Dukungan lain yang mahasiswa menyangkut disabilitas. Sebagai contoh, sebagian besar bangunan di swedia termasuk di gedung – gedung universitas sudah mendukung aksesbilitas bagi pengguna kursi roda. Dalam hal belajar, beberapa universitas meyediakan asisten belajar untuk mencatat selama kuliah bagi mahasiswa yang membutuhkan. Bagi mahahasiswa yang menyandang disleksia, umumnya disediakan komputer untuk mengerjakan ujian tertulis.
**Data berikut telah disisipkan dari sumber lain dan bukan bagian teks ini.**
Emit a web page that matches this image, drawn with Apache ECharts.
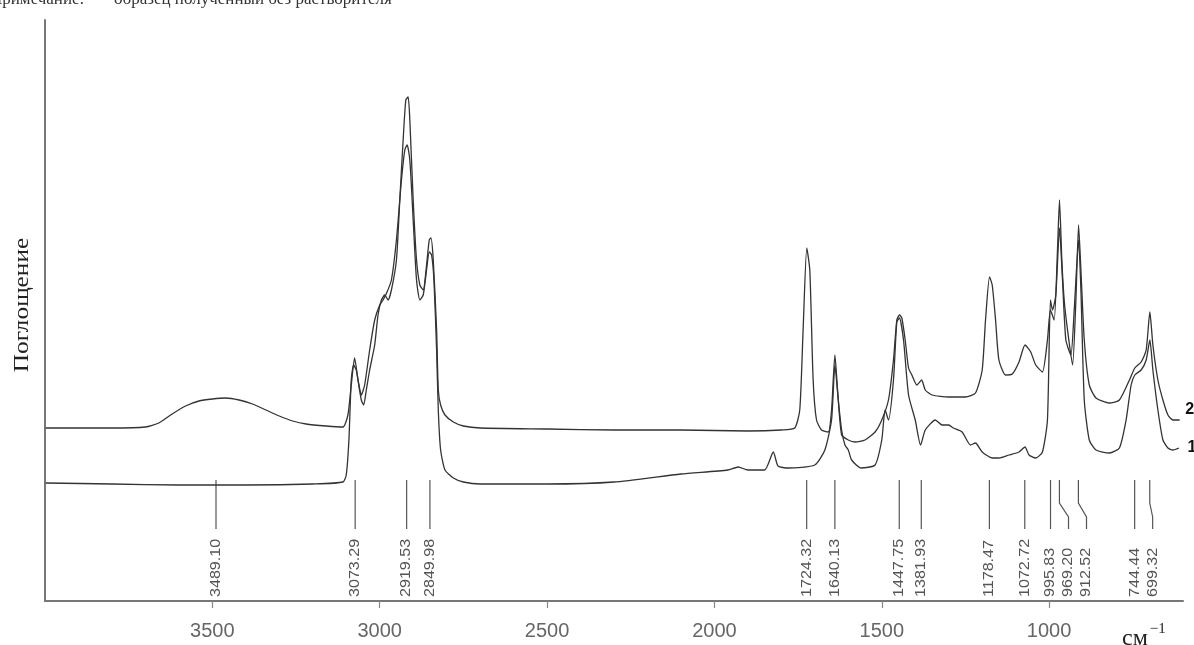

Sebagai contoh, silakan cek website dari Uppsala University mengenai support bagi penyandang disabilitas http://www.uu.se/en/students/support-and-services/disabilities/.

Sebagaimana layaknya universitas di Indonesia saat ini, universitas di Swedia juga menyediakan komputer yang umumnya bisa digunakan 24 jam oleh para mahasiswanya. Begitu juga dengan perpustakaan yang bisa diakses 24 jam. Sangat lazim untuk melihat mahasiswa yang belajar dikedua ruangan tersebut hingga larut malam, terutama saat musim ujian. Yang lebih menarik lagi, sebagaimana umumnya, mahasiswa bisa memanfaatkan fasilitas wifi di seluruh gedung di universitas asal mereka. Selain itu, universitas di swedia juga terhubung dengan jaringan wifi eduroam yang memungkinkan untuk tersambung dengan wifi di seluruh gedung universitas di Uni Eropa.
Secara garis besar, Swedia merupakan negara tujuan belajar yang patut dipertimbangkan selain negara – negara lain di Eropa yang sudah umum dituju oleh mahasiswa Indonesia. Satu hal yang tidak bisa dibandingkan adalah, di Swedia kita bisa mendapat kesempatan untuk menyaksikan Aurora (Northern Light).